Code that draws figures
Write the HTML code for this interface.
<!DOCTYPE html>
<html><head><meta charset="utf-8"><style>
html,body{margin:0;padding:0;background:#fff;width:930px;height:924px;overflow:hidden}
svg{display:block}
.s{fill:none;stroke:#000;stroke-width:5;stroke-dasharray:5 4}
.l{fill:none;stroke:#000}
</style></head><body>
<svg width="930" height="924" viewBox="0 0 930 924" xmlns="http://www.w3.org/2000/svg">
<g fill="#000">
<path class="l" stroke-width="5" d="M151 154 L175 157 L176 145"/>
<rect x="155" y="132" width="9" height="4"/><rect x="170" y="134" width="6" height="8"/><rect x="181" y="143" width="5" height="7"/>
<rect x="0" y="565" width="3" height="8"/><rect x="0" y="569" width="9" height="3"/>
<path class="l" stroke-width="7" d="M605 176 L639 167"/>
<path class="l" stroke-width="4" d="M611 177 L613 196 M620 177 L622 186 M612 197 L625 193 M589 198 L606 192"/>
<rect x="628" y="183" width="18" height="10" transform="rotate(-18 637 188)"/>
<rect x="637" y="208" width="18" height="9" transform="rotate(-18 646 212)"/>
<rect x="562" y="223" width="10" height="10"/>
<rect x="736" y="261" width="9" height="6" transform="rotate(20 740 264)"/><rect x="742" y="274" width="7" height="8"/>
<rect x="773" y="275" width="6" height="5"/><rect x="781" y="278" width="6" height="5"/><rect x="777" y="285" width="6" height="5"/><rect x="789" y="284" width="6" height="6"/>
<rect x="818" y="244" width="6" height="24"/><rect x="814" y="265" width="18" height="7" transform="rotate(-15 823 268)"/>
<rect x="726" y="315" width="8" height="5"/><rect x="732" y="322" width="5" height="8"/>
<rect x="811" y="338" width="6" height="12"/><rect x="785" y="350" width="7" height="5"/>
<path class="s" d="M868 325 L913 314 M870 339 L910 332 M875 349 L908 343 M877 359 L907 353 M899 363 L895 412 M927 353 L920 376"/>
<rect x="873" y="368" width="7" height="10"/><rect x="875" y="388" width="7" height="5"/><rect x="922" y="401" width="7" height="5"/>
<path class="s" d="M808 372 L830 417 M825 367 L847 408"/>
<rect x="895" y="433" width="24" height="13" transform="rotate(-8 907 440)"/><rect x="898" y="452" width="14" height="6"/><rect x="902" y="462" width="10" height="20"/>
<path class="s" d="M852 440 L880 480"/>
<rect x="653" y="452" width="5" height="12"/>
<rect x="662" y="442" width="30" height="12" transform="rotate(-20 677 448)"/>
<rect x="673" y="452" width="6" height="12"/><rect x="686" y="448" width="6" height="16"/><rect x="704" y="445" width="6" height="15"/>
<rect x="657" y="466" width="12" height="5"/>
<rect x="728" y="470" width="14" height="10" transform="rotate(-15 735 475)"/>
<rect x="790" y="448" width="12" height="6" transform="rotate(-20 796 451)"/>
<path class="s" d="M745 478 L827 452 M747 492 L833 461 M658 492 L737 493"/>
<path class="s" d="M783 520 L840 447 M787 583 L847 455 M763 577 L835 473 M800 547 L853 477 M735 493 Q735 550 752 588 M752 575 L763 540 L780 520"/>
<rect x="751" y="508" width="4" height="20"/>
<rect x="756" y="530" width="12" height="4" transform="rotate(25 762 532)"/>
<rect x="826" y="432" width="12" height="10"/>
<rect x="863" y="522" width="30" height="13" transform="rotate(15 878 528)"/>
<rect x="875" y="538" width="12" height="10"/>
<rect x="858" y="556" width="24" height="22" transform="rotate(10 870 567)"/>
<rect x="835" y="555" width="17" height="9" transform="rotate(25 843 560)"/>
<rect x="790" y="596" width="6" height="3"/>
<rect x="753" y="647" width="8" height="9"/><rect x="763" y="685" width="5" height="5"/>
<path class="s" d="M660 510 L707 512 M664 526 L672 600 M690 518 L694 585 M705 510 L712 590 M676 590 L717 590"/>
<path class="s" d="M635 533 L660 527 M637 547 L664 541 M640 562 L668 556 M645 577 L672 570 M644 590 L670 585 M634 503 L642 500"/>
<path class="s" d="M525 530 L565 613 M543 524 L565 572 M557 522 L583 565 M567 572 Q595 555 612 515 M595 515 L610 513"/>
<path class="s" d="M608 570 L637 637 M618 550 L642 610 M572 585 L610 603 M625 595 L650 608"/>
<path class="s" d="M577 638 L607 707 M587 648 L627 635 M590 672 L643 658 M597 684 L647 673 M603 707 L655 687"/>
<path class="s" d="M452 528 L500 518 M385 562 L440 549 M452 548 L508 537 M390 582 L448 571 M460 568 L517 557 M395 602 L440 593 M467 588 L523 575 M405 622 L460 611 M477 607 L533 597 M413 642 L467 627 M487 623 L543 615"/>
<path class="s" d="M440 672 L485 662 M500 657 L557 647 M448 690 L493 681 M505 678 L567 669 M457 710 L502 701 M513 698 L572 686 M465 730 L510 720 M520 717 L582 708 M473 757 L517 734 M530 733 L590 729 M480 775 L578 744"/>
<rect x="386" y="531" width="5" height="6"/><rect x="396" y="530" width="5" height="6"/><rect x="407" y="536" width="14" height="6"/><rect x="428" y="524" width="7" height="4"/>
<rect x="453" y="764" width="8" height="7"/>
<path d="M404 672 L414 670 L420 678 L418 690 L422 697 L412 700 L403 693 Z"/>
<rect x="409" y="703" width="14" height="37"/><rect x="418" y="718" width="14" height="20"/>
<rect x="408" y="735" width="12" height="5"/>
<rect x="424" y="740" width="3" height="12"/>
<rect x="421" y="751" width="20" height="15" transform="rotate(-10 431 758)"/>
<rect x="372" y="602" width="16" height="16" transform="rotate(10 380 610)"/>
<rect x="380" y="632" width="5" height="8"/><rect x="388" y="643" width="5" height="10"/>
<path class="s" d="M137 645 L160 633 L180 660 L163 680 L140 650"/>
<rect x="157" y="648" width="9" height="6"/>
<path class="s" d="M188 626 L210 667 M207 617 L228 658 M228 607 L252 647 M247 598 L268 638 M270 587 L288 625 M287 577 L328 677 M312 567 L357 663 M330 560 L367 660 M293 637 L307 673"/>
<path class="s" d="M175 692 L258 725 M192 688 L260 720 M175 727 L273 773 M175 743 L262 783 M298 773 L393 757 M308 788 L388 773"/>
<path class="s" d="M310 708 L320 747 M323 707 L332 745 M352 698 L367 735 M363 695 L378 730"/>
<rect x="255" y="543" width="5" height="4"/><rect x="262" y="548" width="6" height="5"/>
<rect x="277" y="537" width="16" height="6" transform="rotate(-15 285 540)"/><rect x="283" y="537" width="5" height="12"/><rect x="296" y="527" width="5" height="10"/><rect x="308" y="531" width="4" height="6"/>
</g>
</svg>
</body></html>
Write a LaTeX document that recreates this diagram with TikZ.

==

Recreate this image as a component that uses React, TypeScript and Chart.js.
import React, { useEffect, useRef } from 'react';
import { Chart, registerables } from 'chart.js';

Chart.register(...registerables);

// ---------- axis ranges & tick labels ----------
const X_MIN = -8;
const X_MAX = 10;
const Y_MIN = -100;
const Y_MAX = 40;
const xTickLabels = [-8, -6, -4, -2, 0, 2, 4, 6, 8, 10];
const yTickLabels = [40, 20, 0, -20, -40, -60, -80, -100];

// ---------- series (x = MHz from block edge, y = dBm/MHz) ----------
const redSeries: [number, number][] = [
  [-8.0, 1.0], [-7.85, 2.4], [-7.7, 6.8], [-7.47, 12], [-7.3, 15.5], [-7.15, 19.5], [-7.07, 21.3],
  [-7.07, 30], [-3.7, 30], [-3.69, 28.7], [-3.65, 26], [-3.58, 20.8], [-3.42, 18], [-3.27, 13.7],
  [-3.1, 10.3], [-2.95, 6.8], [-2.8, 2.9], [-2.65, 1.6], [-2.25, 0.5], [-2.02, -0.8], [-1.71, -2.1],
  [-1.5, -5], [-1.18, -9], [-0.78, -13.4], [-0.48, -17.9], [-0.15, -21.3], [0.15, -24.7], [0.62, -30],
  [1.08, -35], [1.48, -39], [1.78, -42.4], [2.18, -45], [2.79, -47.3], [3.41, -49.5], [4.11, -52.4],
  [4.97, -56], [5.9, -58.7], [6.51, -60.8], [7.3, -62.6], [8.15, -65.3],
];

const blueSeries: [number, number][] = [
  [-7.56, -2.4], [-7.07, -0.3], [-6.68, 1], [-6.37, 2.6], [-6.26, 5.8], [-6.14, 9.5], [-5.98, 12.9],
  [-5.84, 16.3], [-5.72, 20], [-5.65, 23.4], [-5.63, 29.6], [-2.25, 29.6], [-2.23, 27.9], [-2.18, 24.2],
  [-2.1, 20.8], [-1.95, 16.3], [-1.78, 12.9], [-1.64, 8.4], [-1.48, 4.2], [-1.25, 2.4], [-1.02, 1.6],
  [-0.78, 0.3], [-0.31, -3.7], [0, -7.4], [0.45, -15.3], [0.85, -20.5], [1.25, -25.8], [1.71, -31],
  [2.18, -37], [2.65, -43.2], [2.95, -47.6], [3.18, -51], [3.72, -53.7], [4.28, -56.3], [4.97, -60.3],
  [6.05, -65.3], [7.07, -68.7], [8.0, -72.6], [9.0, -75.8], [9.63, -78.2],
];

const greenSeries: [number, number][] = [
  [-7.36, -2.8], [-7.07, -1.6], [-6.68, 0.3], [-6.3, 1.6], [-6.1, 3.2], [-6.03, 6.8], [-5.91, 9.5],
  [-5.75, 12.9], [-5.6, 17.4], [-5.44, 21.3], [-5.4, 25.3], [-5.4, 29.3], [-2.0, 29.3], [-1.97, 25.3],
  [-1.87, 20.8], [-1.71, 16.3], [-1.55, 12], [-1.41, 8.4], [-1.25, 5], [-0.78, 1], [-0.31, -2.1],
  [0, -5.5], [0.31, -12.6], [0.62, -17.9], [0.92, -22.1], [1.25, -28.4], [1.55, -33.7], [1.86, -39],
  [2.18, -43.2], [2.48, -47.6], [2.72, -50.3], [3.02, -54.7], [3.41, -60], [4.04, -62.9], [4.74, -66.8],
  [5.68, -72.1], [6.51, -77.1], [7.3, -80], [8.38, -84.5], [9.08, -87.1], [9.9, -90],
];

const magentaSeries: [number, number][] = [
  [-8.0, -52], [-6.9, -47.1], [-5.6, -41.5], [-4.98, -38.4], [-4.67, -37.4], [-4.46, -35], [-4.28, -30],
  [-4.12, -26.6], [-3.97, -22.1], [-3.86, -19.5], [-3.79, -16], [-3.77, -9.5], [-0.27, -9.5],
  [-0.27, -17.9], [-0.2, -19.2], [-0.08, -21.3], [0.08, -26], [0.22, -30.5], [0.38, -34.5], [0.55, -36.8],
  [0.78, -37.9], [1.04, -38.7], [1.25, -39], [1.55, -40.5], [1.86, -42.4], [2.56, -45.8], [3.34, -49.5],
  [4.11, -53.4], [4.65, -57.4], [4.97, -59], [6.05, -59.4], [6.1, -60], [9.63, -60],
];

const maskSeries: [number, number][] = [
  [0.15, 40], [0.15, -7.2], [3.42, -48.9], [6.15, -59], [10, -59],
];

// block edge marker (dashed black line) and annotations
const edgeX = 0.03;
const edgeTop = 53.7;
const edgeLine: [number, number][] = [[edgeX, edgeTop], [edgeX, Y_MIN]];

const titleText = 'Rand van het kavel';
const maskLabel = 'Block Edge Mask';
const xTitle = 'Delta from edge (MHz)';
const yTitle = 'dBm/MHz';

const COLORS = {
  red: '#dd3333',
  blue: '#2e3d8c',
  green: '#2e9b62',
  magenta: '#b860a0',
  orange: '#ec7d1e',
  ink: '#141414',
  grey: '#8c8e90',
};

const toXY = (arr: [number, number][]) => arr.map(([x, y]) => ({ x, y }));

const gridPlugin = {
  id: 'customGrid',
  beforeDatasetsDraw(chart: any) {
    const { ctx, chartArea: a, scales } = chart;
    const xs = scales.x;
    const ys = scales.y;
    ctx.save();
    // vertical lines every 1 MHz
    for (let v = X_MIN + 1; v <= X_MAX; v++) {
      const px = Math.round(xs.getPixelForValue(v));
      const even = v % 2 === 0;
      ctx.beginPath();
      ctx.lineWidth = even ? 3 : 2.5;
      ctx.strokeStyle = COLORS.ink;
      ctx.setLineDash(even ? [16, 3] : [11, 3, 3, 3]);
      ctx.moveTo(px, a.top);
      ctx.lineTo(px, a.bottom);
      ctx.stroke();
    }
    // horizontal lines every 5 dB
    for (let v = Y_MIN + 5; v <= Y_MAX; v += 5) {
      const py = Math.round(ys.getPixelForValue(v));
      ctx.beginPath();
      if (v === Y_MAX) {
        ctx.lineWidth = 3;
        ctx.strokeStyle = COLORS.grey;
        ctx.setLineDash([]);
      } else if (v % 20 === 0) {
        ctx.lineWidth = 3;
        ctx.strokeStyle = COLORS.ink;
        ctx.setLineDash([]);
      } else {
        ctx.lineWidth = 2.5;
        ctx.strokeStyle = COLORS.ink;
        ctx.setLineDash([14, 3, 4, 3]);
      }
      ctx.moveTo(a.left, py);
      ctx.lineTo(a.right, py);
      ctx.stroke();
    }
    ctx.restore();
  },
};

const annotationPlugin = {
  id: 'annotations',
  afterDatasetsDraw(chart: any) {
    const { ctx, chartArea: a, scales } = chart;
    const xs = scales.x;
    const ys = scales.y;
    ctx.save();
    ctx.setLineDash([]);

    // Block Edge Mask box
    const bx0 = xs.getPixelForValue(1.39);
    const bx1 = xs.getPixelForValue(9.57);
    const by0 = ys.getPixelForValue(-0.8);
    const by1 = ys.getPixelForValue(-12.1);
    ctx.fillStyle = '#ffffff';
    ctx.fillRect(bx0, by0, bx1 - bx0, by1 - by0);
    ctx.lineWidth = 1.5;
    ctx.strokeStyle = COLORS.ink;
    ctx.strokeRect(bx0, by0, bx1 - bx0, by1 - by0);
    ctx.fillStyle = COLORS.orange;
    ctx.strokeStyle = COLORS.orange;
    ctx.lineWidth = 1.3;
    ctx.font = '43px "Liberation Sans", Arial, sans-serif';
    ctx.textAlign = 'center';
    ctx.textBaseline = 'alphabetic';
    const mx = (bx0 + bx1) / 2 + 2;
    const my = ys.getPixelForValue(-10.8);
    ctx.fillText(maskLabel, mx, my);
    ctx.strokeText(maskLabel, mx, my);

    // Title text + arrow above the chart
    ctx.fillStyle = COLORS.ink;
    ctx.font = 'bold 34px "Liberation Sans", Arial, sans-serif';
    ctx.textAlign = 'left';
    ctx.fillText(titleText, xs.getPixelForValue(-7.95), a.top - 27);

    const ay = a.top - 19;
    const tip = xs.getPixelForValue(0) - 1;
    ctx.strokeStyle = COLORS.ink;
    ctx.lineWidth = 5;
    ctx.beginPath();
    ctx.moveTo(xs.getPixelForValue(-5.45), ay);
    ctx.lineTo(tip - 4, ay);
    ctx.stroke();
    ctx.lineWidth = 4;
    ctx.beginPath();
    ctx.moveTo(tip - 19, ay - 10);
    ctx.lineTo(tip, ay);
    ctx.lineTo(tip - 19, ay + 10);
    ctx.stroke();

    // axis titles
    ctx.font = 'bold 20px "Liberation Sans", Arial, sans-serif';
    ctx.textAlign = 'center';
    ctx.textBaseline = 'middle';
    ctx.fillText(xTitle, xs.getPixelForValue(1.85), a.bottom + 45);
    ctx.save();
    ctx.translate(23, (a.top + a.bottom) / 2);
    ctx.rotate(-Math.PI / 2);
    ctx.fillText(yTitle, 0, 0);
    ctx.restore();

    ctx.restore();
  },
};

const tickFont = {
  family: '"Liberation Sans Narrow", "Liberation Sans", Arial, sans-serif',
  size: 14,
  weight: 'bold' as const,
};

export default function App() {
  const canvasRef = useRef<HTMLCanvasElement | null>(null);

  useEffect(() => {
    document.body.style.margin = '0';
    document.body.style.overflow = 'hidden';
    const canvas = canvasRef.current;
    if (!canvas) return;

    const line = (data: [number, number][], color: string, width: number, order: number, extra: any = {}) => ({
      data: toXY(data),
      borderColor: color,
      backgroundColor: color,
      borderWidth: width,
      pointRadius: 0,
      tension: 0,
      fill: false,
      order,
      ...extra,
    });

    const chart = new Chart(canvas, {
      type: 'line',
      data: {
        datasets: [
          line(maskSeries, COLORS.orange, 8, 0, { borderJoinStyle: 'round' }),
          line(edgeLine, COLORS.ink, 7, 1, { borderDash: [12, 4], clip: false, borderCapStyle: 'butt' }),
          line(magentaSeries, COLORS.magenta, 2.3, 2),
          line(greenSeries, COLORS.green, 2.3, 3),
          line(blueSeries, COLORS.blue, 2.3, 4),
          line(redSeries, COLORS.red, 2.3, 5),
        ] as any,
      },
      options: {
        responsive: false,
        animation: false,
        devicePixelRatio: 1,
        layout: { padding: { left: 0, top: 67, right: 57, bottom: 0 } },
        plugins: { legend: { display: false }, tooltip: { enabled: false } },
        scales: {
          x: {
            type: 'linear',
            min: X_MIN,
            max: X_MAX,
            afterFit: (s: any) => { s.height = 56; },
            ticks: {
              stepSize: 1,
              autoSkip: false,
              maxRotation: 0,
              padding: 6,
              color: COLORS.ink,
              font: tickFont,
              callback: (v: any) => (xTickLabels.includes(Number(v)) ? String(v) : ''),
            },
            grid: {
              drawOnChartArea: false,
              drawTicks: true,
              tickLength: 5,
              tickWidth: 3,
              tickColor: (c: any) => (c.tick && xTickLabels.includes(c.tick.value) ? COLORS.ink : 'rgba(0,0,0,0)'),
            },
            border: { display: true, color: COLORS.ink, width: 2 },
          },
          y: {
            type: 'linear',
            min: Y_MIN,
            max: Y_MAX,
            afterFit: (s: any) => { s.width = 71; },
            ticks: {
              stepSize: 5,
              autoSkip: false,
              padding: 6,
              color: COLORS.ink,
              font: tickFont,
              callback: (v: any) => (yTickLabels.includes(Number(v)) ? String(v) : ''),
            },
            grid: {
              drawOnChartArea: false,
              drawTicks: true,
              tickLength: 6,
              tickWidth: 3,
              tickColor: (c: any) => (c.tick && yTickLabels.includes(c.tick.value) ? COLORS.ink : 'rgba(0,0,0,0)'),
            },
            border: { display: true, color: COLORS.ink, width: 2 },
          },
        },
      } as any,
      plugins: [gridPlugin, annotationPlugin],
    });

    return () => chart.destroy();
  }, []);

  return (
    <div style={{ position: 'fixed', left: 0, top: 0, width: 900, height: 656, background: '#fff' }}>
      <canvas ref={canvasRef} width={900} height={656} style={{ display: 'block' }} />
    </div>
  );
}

• **Problem to work on**
The answer is a single number, the count of lines in the records that contain the string "React".

• **Exercise response**
2